Kentaro Nakakura and Yoshiyuki Ohmori are undoubtedly the two main legs of the film. Both characters are born losers, but endearing and charismatic ones, and one could easily identify with them. The secondary characters are also noteworthy, highlighting Gaijiro Saito, Sei Hiraizumi, Mika Takahashi and Hachirô Oka. The character within the movie called Daimon, played by Rikiya Yasuoka is one of the fundamental pillars of the story, leaving several of the best moments of the film, in addition to Rikiya Yasuoka’s brilliant performance, who, although his character is despicable, we end up getting fond of him.
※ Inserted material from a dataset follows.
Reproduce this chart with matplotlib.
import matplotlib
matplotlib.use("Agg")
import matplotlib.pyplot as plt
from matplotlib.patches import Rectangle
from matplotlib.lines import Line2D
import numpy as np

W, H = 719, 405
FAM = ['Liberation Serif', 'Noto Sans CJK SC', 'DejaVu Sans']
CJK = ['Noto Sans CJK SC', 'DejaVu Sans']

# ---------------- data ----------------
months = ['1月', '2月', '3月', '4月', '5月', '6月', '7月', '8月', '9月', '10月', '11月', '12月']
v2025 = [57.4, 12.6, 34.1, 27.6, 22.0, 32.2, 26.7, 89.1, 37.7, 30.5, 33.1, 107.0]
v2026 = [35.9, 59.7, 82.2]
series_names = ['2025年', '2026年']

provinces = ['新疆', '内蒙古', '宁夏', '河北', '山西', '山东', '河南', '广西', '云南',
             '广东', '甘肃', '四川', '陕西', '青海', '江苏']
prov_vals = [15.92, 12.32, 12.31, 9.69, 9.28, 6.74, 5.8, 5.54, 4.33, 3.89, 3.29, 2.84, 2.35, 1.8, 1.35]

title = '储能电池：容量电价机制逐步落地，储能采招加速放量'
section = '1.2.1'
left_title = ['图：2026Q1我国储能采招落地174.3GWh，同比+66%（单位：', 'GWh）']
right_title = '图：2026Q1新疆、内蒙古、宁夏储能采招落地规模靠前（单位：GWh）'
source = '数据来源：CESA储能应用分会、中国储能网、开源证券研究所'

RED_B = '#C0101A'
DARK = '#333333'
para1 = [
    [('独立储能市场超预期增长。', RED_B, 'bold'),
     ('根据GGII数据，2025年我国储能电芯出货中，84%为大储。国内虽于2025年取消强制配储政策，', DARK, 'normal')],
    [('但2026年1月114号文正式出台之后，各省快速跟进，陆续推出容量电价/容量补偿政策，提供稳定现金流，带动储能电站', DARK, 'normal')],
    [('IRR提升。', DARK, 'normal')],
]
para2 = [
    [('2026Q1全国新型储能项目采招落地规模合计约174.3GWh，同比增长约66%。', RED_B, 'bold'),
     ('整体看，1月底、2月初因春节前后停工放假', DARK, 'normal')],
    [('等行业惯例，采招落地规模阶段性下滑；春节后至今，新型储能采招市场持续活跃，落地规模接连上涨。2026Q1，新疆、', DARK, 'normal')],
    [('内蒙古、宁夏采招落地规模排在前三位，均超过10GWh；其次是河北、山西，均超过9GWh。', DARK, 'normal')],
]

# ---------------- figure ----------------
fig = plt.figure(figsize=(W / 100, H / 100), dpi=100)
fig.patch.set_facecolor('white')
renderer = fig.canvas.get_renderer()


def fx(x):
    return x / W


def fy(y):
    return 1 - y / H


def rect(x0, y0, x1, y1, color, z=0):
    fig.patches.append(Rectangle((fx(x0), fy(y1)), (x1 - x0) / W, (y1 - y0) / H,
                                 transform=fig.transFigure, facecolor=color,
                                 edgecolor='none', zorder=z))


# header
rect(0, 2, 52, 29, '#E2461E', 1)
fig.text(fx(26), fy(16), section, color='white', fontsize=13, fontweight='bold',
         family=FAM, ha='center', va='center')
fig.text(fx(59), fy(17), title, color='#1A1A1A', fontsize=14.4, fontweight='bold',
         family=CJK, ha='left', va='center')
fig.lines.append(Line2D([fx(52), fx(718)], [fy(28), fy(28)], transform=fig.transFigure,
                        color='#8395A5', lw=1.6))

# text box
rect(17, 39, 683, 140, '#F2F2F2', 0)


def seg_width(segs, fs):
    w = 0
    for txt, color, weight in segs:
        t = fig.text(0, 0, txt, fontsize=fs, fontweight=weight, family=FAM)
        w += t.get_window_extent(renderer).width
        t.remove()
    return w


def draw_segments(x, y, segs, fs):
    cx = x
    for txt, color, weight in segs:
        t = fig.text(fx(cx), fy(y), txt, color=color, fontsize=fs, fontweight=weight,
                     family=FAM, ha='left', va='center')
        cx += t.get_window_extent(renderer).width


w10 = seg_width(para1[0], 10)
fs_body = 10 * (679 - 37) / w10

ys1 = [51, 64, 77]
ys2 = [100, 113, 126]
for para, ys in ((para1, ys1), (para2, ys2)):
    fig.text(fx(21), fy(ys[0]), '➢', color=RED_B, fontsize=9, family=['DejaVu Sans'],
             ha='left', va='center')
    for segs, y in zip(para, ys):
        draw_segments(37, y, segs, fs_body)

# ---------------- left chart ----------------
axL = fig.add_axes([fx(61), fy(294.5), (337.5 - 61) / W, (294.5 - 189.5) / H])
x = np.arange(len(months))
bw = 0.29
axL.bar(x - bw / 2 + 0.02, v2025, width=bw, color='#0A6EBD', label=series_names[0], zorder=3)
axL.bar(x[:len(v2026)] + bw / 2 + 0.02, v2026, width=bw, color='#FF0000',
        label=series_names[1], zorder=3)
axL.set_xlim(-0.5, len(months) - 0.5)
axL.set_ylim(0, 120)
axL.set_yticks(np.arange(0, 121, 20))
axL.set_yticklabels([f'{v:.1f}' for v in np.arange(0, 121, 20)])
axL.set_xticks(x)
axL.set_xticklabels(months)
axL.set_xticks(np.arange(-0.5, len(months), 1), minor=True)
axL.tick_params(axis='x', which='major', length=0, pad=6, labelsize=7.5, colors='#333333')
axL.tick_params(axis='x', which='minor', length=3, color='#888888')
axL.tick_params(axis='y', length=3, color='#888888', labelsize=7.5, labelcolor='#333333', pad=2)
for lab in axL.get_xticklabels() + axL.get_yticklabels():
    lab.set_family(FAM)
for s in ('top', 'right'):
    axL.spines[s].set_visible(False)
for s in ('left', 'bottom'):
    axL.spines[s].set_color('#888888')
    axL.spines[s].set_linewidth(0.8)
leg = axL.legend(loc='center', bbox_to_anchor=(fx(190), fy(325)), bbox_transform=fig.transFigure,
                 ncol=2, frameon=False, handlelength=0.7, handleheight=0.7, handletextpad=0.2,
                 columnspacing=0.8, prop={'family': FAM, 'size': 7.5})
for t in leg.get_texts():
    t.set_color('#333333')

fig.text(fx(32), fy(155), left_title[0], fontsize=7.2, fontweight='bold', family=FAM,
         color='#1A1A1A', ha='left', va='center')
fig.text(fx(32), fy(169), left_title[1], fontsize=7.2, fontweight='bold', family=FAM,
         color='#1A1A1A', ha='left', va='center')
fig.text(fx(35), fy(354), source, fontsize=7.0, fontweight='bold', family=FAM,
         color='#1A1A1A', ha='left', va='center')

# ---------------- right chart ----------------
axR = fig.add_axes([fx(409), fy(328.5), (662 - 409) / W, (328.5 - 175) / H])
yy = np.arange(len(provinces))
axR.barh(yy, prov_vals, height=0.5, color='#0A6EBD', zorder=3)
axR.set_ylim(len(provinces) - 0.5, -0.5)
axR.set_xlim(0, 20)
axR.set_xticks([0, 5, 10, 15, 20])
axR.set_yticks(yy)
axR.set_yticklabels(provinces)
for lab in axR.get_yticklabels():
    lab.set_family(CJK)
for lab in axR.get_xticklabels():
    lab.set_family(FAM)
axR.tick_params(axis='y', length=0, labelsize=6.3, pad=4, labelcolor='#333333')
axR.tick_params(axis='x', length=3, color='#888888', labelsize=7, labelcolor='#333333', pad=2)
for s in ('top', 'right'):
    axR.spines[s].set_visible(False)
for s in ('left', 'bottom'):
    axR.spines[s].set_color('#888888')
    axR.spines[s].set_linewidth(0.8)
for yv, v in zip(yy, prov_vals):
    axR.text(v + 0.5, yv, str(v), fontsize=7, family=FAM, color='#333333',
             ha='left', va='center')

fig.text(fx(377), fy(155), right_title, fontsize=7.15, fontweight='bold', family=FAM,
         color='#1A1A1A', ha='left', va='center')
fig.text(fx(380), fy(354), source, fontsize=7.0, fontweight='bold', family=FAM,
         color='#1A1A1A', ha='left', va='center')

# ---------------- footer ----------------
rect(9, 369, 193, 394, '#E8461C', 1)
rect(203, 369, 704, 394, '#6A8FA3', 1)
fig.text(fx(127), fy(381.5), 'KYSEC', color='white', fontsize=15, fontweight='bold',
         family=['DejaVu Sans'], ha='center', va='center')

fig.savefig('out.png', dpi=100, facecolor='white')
Miike here decides to narrate the film in a more immovable way so to speak, with less movement from the usual hand held camera tactics that is sometimes common in direct to video productions. Seiho Maruyama’s cinematography itself is not a big deal either, but the frames are clean and crafted with care, with well-executed camera movements and panning. Furthermore, the editing is also something to consider when watching the movie, it helps considerably when it comes to the crazyness and the surrealism of the story as a whole.
“Osaka Tough Guys” is a delirious, grotesque and, on numerous occasions, surreal comedy trip. The progress of the two friends in a decadent yakuza clan is a chain of gags where there is no time for rest, whose engine is almost always an eschatological or a sexual one (or both at the same time). A mix between childish humor in its simplicity and perverted way in its intentions, gifted with expressive resources taken from the manga and even meta-linguistic elements (the scene in which one of the characters destroys a karaoke with its songs is worth admiring).
Inaddition, deep down “Osaka Tough Guys” also offers a bleak picture of the few options of Japanese youth. Product of a poor and corrupt education system, Makoto and Eiji are cannon fodder for the yakuza clans, who recruit their members from a youth of stunted past and little future. Makoto’s girlfriend sees how her aspirations to become a movie star lead her to be used as an involuntary actress in illegal pornographic productions sponsored by the yakuza. Even the clan to which the protagonists belong has to make use of absurd businesses and shameful cheating in a decadent society in which elegance and honor have long been lost. The film uses the most absurd humor as an elusive formula to portray a reality that is too crude and depressing.
“Osaka Tough Guys” turns out to be one of Takashi Miike’s most essential works before being known as the great Takashi Miike. His absurd humor worthy of Stephen Chow’s films makes it a most enjoyable and entertaining journey with the most amusing “Terminator 2” homage included; pay attention to it, you will never forget it.